Satoshi Nakamoto discussing the significance of Bitcoin’s decentralized nature.

Bitcoin’s fixed supply of 21 million coins prevents manipulation. It doesn’t require trust in a government or central entity. Network consensus ensures that no more bitcoin can be issued arbitrarily. This makes Bitcoin the first truly decentralized monetary system that directly solves the Byzantine Generals Problem.

How Bitcoin Solves the Byzantine Generals Problem

Bitcoin solves the Byzantine Generals Problem by allowing a decentralized network to reach agreement on transactions without needing to trust a central authority. Unlike previous attempts to create independent money, Bitcoin succeeded by using a combination of blockchain technology and Proof of Work to ensure all participants can verify transactions for themselves.

Learn more about Bitcoin’s predecessors.

Blockchain Prevents Double Spending

For Bitcoin to work as money, it needed a way to track ownership and prevent people from spending the same bitcoin twice. To do this without relying on trust, Bitcoin uses a blockchain, which is a public, distributed ledger that records every transaction. In the Byzantine Generals analogy, the blockchain is the shared truth that everyone must agree on.

Nodes, which are members of the Bitcoin network, verify transactions and agree on the order in which they happen. This allows Bitcoin to function as a trustless system without a central authority.

Learn more about the Double Spend Problem.

Proof-of-Work Solves the Byzantine Generals Problem

Bitcoin solves the Byzantine Generals Problem by using Proof of Work. This system ensures that every new block added to the blockchain follows clear and objective rules. The mining process is costly, which discourages dishonest behavior and incentivizes miners to publish accurate information.

Because the rules of the network are objective, no one can manipulate transactions. The system also determines who can create new bitcoin and ensures that once a block is added to the blockchain, it is nearly impossible to change.

Every node independently verifies transactions and blocks. If someone tries to submit false information, the network instantly rejects it. Since each node checks the data itself, there is no need to trust anyone else. This makes Bitcoin a fully trustless system where the entire network always agrees on the state of the blockchain.

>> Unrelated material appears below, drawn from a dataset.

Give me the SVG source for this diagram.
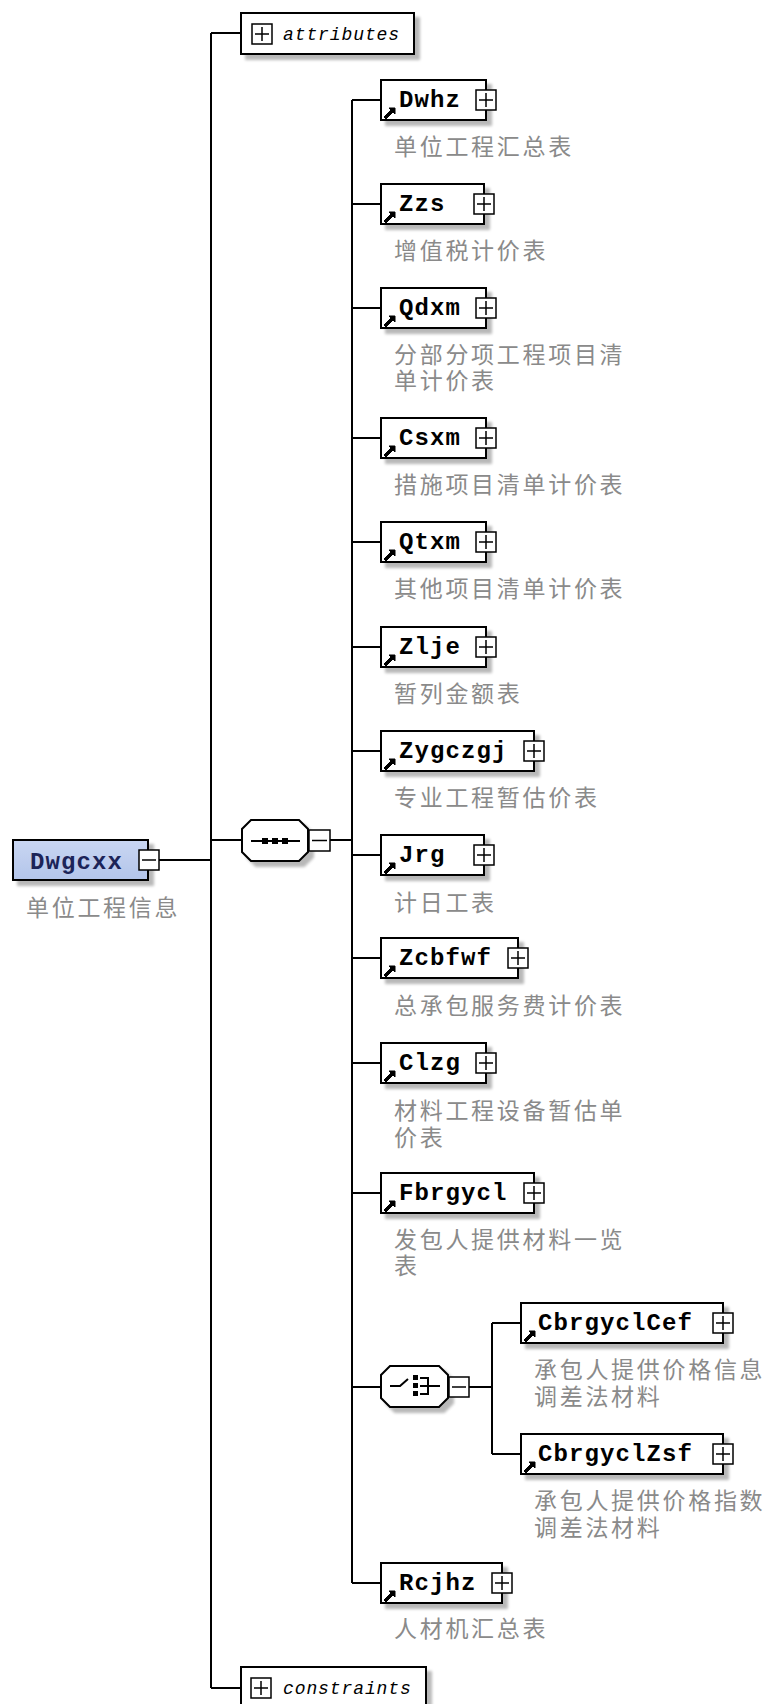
<svg xmlns="http://www.w3.org/2000/svg" width="771" height="1704" viewBox="0 0 771 1704">
<style>
.ln{stroke:#000;stroke-width:2;fill:none}
.box{fill:#fff;stroke:#000;stroke-width:2;filter:url(#sh)}
.pm{fill:#fff;stroke:#000;stroke-width:1.5}
.pmx{stroke:#000;stroke-width:1.5;fill:none}
.ref{fill:#000;stroke:#000;stroke-width:1}
.nm{font-family:"Liberation Mono",monospace;font-weight:bold;font-size:24px;letter-spacing:1.1px;fill:#000}
.ds{font-family:"Liberation Sans","Noto Sans CJK SC",sans-serif;font-size:23px;letter-spacing:2.7px;fill:#8a8a8a}
.it{font-family:"Liberation Mono",monospace;font-style:italic;font-size:18px;letter-spacing:0.9px;fill:#000}
</style>
<defs>
<filter id="sh" x="-10%" y="-20%" width="130%" height="160%">
<feGaussianBlur in="SourceAlpha" stdDeviation="1.8"/>
<feOffset dx="5" dy="5" result="o"/>
<feComponentTransfer><feFuncA type="linear" slope="0.28"/></feComponentTransfer>
<feMerge><feMergeNode/><feMergeNode in="SourceGraphic"/></feMerge>
</filter>
<linearGradient id="rootg" x1="0" y1="0" x2="0" y2="1">
<stop offset="0" stop-color="#c9d6f2"/>
<stop offset="1" stop-color="#b3c5ea"/>
</linearGradient>
</defs>
<rect x="0" y="0" width="771" height="1704" fill="#fff"/>

<g id="connectors" class="ln">
<path d="M159 860H211"/>
<path d="M211 33V1688"/>
<path d="M211 33H241"/>
<path d="M211 840H242"/>
<path d="M211 1688H241"/>
<path d="M330 840H352"/>
<path d="M352 100V1583"/>
<path d="M352 100H381M352 204H381M352 308H381M352 438H381M352 542H381M352 647H381M352 751H381M352 855H381M352 958H381M352 1063H381M352 1193H381M352 1387H381M352 1583H381"/>
<path d="M469 1387H492"/>
<path d="M492 1323V1454"/>
<path d="M492 1323H521M492 1454H521"/>
</g>

<g id="root">
<rect x="13" y="840" width="135" height="40" fill="url(#rootg)" stroke="#000" stroke-width="2" filter="url(#sh)"/>
<text x="30" y="869" class="nm" style="fill:#1c2458">Dwgcxx</text>
<rect class="pm" x="139" y="850" width="20" height="20"/>
<path class="pmx" d="M142 860H156"/>
<text class="ds" x="26" y="916">单位工程信息</text>
</g>

<g id="attributes">
<rect class="box" x="241" y="13" width="173" height="41"/>
<rect class="pm" x="252" y="24" width="20" height="20"/>
<path class="pmx" d="M255 34H269M262 27V41"/>
<text class="it" x="283" y="40">attributes</text>
</g>

<g id="sequence">
<path class="box" d="M251 820H299L308 829V852L299 861H251L242 852V829Z"/>
<path class="ln" d="M251 841H300"/>
<rect x="262" y="838" width="6" height="6" fill="#000"/>
<rect x="272" y="838" width="6" height="6" fill="#000"/>
<rect x="282" y="838" width="6" height="6" fill="#000"/>
<rect class="pm" x="309" y="830" width="21" height="21"/>
<path class="pmx" d="M312 840.5H327"/>
</g>

<g id="n-Dwhz">
<rect class="box" x="381" y="80" width="105" height="40"/>
<path class="ref" d="M384 117L391 110L389 108H395V114L393 112L386 119Z"/>
<text class="nm" x="399" y="107">Dwhz</text>
<rect class="pm" x="476" y="90" width="20" height="20"/><path class="pmx" d="M479 100H493M486 93V107"/>
<text class="ds" x="394" y="155">单位工程汇总表</text>
</g>

<g id="n-Zzs">
<rect class="box" x="381" y="184" width="103" height="40"/>
<path class="ref" d="M384 221L391 214L389 212H395V218L393 216L386 223Z"/>
<text class="nm" x="399" y="211">Zzs</text>
<rect class="pm" x="474" y="194" width="20" height="20"/><path class="pmx" d="M477 204H491M484 197V211"/>
<text class="ds" x="394" y="259">增值税计价表</text>
</g>

<g id="n-Qdxm">
<rect class="box" x="381" y="288" width="105" height="40"/>
<path class="ref" d="M384 325L391 318L389 316H395V322L393 320L386 327Z"/>
<text class="nm" x="399" y="315">Qdxm</text>
<rect class="pm" x="476" y="298" width="20" height="20"/><path class="pmx" d="M479 308H493M486 301V315"/>
<text class="ds" x="394" y="363">分部分项工程项目清<tspan x="394" dy="26">单计价表</tspan></text>
</g>

<g id="n-Csxm">
<rect class="box" x="381" y="418" width="105" height="40"/>
<path class="ref" d="M384 455L391 448L389 446H395V452L393 450L386 457Z"/>
<text class="nm" x="399" y="445">Csxm</text>
<rect class="pm" x="476" y="428" width="20" height="20"/><path class="pmx" d="M479 438H493M486 431V445"/>
<text class="ds" x="394" y="493">措施项目清单计价表</text>
</g>

<g id="n-Qtxm">
<rect class="box" x="381" y="522" width="105" height="40"/>
<path class="ref" d="M384 559L391 552L389 550H395V556L393 554L386 561Z"/>
<text class="nm" x="399" y="549">Qtxm</text>
<rect class="pm" x="476" y="532" width="20" height="20"/><path class="pmx" d="M479 542H493M486 535V549"/>
<text class="ds" x="394" y="597">其他项目清单计价表</text>
</g>

<g id="n-Zlje">
<rect class="box" x="381" y="627" width="105" height="40"/>
<path class="ref" d="M384 664L391 657L389 655H395V661L393 659L386 666Z"/>
<text class="nm" x="399" y="654">Zlje</text>
<rect class="pm" x="476" y="637" width="20" height="20"/><path class="pmx" d="M479 647H493M486 640V654"/>
<text class="ds" x="394" y="702">暂列金额表</text>
</g>

<g id="n-Zygczgj">
<rect class="box" x="381" y="731" width="153" height="40"/>
<path class="ref" d="M384 768L391 761L389 759H395V765L393 763L386 770Z"/>
<text class="nm" x="399" y="758">Zygczgj</text>
<rect class="pm" x="524" y="741" width="20" height="20"/><path class="pmx" d="M527 751H541M534 744V758"/>
<text class="ds" x="394" y="806">专业工程暂估价表</text>
</g>

<g id="n-Jrg">
<rect class="box" x="381" y="835" width="103" height="40"/>
<path class="ref" d="M384 872L391 865L389 863H395V869L393 867L386 874Z"/>
<text class="nm" x="399" y="862">Jrg</text>
<rect class="pm" x="474" y="845" width="20" height="20"/><path class="pmx" d="M477 855H491M484 848V862"/>
<text class="ds" x="394" y="911">计日工表</text>
</g>

<g id="n-Zcbfwf">
<rect class="box" x="381" y="938" width="137" height="40"/>
<path class="ref" d="M384 975L391 968L389 966H395V972L393 970L386 977Z"/>
<text class="nm" x="399" y="965">Zcbfwf</text>
<rect class="pm" x="508" y="948" width="20" height="20"/><path class="pmx" d="M511 958H525M518 951V965"/>
<text class="ds" x="394" y="1014">总承包服务费计价表</text>
</g>

<g id="n-Clzg">
<rect class="box" x="381" y="1043" width="105" height="40"/>
<path class="ref" d="M384 1080L391 1073L389 1071H395V1077L393 1075L386 1082Z"/>
<text class="nm" x="399" y="1070">Clzg</text>
<rect class="pm" x="476" y="1053" width="20" height="20"/><path class="pmx" d="M479 1063H493M486 1056V1070"/>
<text class="ds" x="394" y="1119">材料工程设备暂估单<tspan x="394" dy="27">价表</tspan></text>
</g>

<g id="n-Fbrgycl">
<rect class="box" x="381" y="1173" width="153" height="40"/>
<path class="ref" d="M384 1210L391 1203L389 1201H395V1207L393 1205L386 1212Z"/>
<text class="nm" x="399" y="1200">Fbrgycl</text>
<rect class="pm" x="524" y="1183" width="20" height="20"/><path class="pmx" d="M527 1193H541M534 1186V1200"/>
<text class="ds" x="394" y="1248">发包人提供材料一览<tspan x="394" dy="26">表</tspan></text>
</g>

<g id="choice">
<path class="box" d="M390 1366H439L448 1375V1398L439 1407H390L381 1398V1375Z"/>
<path class="ln" d="M390 1386H400L408 1379"/>
<rect x="413" y="1375" width="5" height="5" fill="#000"/>
<rect x="413" y="1383" width="5" height="5" fill="#000"/>
<rect x="413" y="1391" width="5" height="5" fill="#000"/>
<path class="ln" d="M420 1378H428V1394H420M420 1386H440"/>
<rect class="pm" x="449" y="1377" width="20" height="20"/>
<path class="pmx" d="M452 1387H466"/>
</g>

<g id="n-CbrgyclCef">
<rect class="box" x="521" y="1303" width="202" height="40"/>
<path class="ref" d="M524 1340L531 1333L529 1331H535V1337L533 1335L526 1342Z"/>
<text class="nm" x="538" y="1330">CbrgyclCef</text>
<rect class="pm" x="713" y="1313" width="20" height="20"/><path class="pmx" d="M716 1323H730M723 1316V1330"/>
<text class="ds" x="534" y="1378">承包人提供价格信息<tspan x="534" dy="27">调差法材料</tspan></text>
</g>

<g id="n-CbrgyclZsf">
<rect class="box" x="521" y="1434" width="202" height="40"/>
<path class="ref" d="M524 1471L531 1464L529 1462H535V1468L533 1466L526 1473Z"/>
<text class="nm" x="538" y="1461">CbrgyclZsf</text>
<rect class="pm" x="713" y="1444" width="20" height="20"/><path class="pmx" d="M716 1454H730M723 1447V1461"/>
<text class="ds" x="534" y="1509">承包人提供价格指数<tspan x="534" dy="27">调差法材料</tspan></text>
</g>

<g id="n-Rcjhz">
<rect class="box" x="381" y="1563" width="121" height="40"/>
<path class="ref" d="M384 1600L391 1593L389 1591H395V1597L393 1595L386 1602Z"/>
<text class="nm" x="399" y="1590">Rcjhz</text>
<rect class="pm" x="492" y="1573" width="20" height="20"/><path class="pmx" d="M495 1583H509M502 1576V1590"/>
<text class="ds" x="394" y="1637">人材机汇总表</text>
</g>

<g id="constraints">
<rect class="box" x="241" y="1667" width="185" height="42"/>
<rect class="pm" x="251" y="1678" width="20" height="20"/>
<path class="pmx" d="M254 1688H268M261 1681V1695"/>
<text class="it" x="283" y="1694">constraints</text>
</g>
</svg>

Can Byzantine Fault-Tolerant Systems Be Attacked?

One major concern in any Byzantine Fault Tolerant system is the possibility of a 51% attack where a single entity gains control over the majority of the network’s computational power.

In Bitcoin, such an attack would be extremely costly due to difficulty adjustment, a mechanism that ensures mining remains competitive. If an attacker tried to alter past transactions, they would need to outpace the honest network’s mining power, which is economically impractical.

This makes Bitcoin the most secure decentralized monetary system ever created, reinforcing its role as a trustless global currency.

History of The Byzantine Generals Problem

The Byzantine Generals Problem was first introduced in 1982 the paper The Byzantine Generals Problem. The problem was inspired by the challenges faced by the Byzantine army, where generals had to coordinate an attack without secure communication. This concept was later applied to computer networks, highlighting the difficulty of achieving reliable consensus in distributed systems.

Before this, earlier work on interactive consistency problems and reputation scores laid the foundation for Byzantine consensus. The General’s Problem evolved into variations like the Weak Byzantine Generals Problem, which explored scenarios with partial reliability. Over time, these ideas led to modern Byzantine consensus mechanisms, shaping solutions for secure, trustless systems like Bitcoin. 

Key Takeaways

  • The Byzantine Generals Problem describes the difficulty decentralized systems have in agreeing on a single truth.
  • The Byzantine Generals Problem plagued money for millennia, until the invention of Bitcoin.
  • Bitcoin uses a Proof-of-Work mechanism and a blockchain to solve the Byzantine Generals Problem.
  • Bitcoin’s ruleset is objective, so there is no disagreement about which blocks or transactions are valid, allowing all members to agree on a single truth.